Focusing on what you have yet to accomplish is a double-edged sword. It keeps you focused and motivated, but it can also take you out of the present. Your commitment is your lifeline. Remember the puzzle analogy? Every piece brings you a little bit closer to the final picture. We don’t necessarily know how long it will take us, but commitment brings us to completion, piece by piece.

Serendipity has always had place in my life. So, of course, I was recently speaking to a colleague about this very struggle and she shared a perfectly relevant quote:

“E.L. Doctorow once said that “writing a novel is like driving a car at night. You can see only as far as your headlights, but you can make the whole trip that way.” You don’t have to see where you’re going, you don’t have to see your destination or everything you pass along the way.
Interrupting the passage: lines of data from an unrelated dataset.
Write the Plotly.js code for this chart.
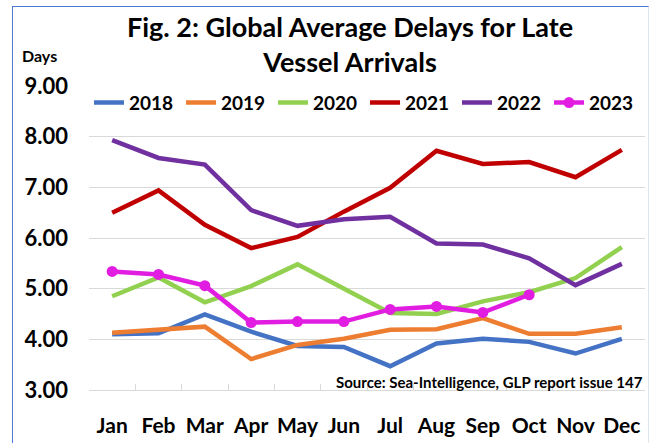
<!DOCTYPE html>
<html>
<head>
<meta charset="utf-8">
<script src="https://cdn.plot.ly/plotly-3.0.1.min.js"></script>
<style>
html, body { margin:0; padding:0; background:#fff; }
#chart { width:649px; height:443px; position:absolute; left:0; top:0; }
#frame { position:absolute; left:12px; top:6px; width:635px; height:460px;
  border-left:1.5px solid #4a7bd0; border-top:1.5px solid #4a7bd0; border-right:1px solid #dfe6ef;
  pointer-events:none; }
</style>
</head>
<body>
<div id="chart"></div>
<div id="frame"></div>
<script>
const months = ['Jan','Feb','Mar','Apr','May','Jun','Jul','Aug','Sep','Oct','Nov','Dec'];
const years = ['2018','2019','2020','2021','2022','2023'];
const d2018 = [4.10, 4.12, 4.49, 4.15, 3.87, 3.85, 3.47, 3.92, 4.01, 3.95, 3.72, 4.01];
const d2019 = [4.13, 4.20, 4.25, 3.61, 3.89, 4.01, 4.19, 4.20, 4.42, 4.11, 4.11, 4.24];
const d2020 = [4.85, 5.22, 4.73, 5.05, 5.48, 5.00, 4.52, 4.50, 4.75, 4.93, 5.21, 5.82];
const d2021 = [6.50, 6.94, 6.26, 5.80, 6.02, 6.52, 6.99, 7.72, 7.46, 7.50, 7.20, 7.74];
const d2022 = [7.93, 7.58, 7.45, 6.55, 6.24, 6.37, 6.42, 5.89, 5.87, 5.60, 5.07, 5.49];
const d2023 = [5.34, 5.28, 5.06, 4.33, 4.35, 4.35, 4.59, 4.65, 4.53, 4.88];
const colors = ['#4472C4', '#ED7D31', '#92D050', '#C00000', '#7030A0', '#E21DE2'];
const series = [d2018, d2019, d2020, d2021, d2022, d2023];

const FONT = 'Lato, "Open Sans", sans-serif';
const traces = series.map((vals, i) => ({
  type: 'scatter',
  x: months.slice(0, vals.length),
  y: vals,
  name: years[i],
  mode: i === 5 ? 'lines+markers' : 'lines',
  line: { color: colors[i], width: 4.5 },
  marker: { color: colors[i], size: 11 }
}));

const layout = {
  width: 649, height: 443,
  margin: { l: 89, r: 4, t: 86, b: 53 },
  paper_bgcolor: 'rgba(0,0,0,0)',
  plot_bgcolor: 'rgba(0,0,0,0)',
  font: { family: FONT, color: '#000', weight: 'bold' },
  showlegend: true,
  legend: {
    orientation: 'h', x: 0.0, xanchor: 'left', y: 0.945, yanchor: 'middle',
    font: { family: FONT, size: 19, weight: 'bold' },
    entrywidth: 47, entrywidthmode: 'pixels',
    bgcolor: 'rgba(0,0,0,0)', tracegroupgap: 0, itemwidth: 30
  },
  xaxis: {
    type: 'category', categoryorder: 'array', categoryarray: months,
    range: [-0.5, 11.5], tickangle: 0,
    showline: true, linecolor: '#d9d9d9', linewidth: 1,
    ticks: 'inside', tickson: 'boundaries', ticklen: 6, tickcolor: '#d9d9d9',
    tickfont: { family: FONT, size: 21, weight: 'bold', color: '#000' },
    ticklabelstandoff: 17,
    showgrid: false, zeroline: false, fixedrange: true
  },
  yaxis: {
    range: [3, 9], dtick: 1, tick0: 3, tickformat: '.2f',
    showgrid: true, gridcolor: '#d9d9d9', gridwidth: 1,
    showline: false, zeroline: false, ticks: '',
    tickfont: { family: FONT, size: 22, weight: 'bold', color: '#000' },
    ticklabelstandoff: 20, fixedrange: true
  },
  annotations: [
    { text: 'Fig. 2: Global Average Delays for Late<br>Vessel Arrivals',
      xref: 'paper', yref: 'paper', x: (350 - 89) / 556, y: (390 - 8) / 304,
      xanchor: 'center', yanchor: 'top', showarrow: false, align: 'center',
      font: { family: FONT, size: 27, weight: 'bold', color: '#000' } },
    { text: 'Days', xref: 'paper', yref: 'paper', x: -0.124, y: 1.10,
      xanchor: 'left', yanchor: 'middle', showarrow: false,
      font: { family: FONT, size: 16, weight: 'bold', color: '#000' } },
    { text: 'Source: Sea-Intelligence, GLP report issue 147', xref: 'paper', yref: 'paper',
      x: 1.0, y: 0.027, xanchor: 'right', yanchor: 'middle', showarrow: false,
      font: { family: FONT, size: 15, weight: 'bold', color: '#000' } }
  ]
};

Plotly.newPlot('chart', traces, layout, { displayModeBar: false, staticPlot: true });
</script>
</body>
</html>
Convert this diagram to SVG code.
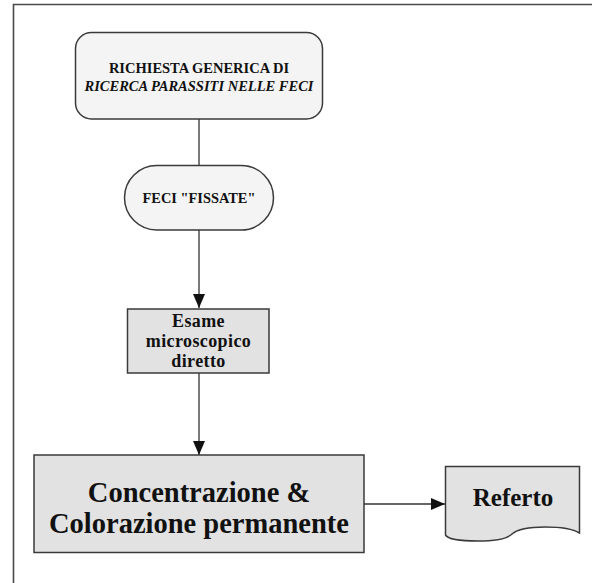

You just have to see two or three feet ahead of you.” (Bird by Bird: Some Instructions on Writing and Life by Anne Lamott)

Commitment is everything. If you’re clear about your goals, you don’t need to be crystal about every step of the way. You simply need to know where you want to be in the end.


This brings me to the 3 rules for remaining level-headed on your journey:

  1. Pause and reflect. There was probably a time in your past when you wished for the things you now have. Be grateful for that progress, and with that in mind, recognize that more progress will follow. In your future, you will look back once again with the same appreciation.

  2. Remind yourself. What are you doing today to bring you closer to where you want to be? List these and realize you are already setting yourself up for success simply by working towards your goals each and every day.

  3. If you find you’re really pushing hard to make things happen and you’re not getting the results you’re looking for, there’s probably a higher power at play. It will happen when it’s meant to. Do not attempt to beat that river.

The magic formula: As long as you’re doing something every day to bring you closer to your end goal, then you’re already succeeding. Every little bit you do will be cumulative, and you’ll get there when the time is right.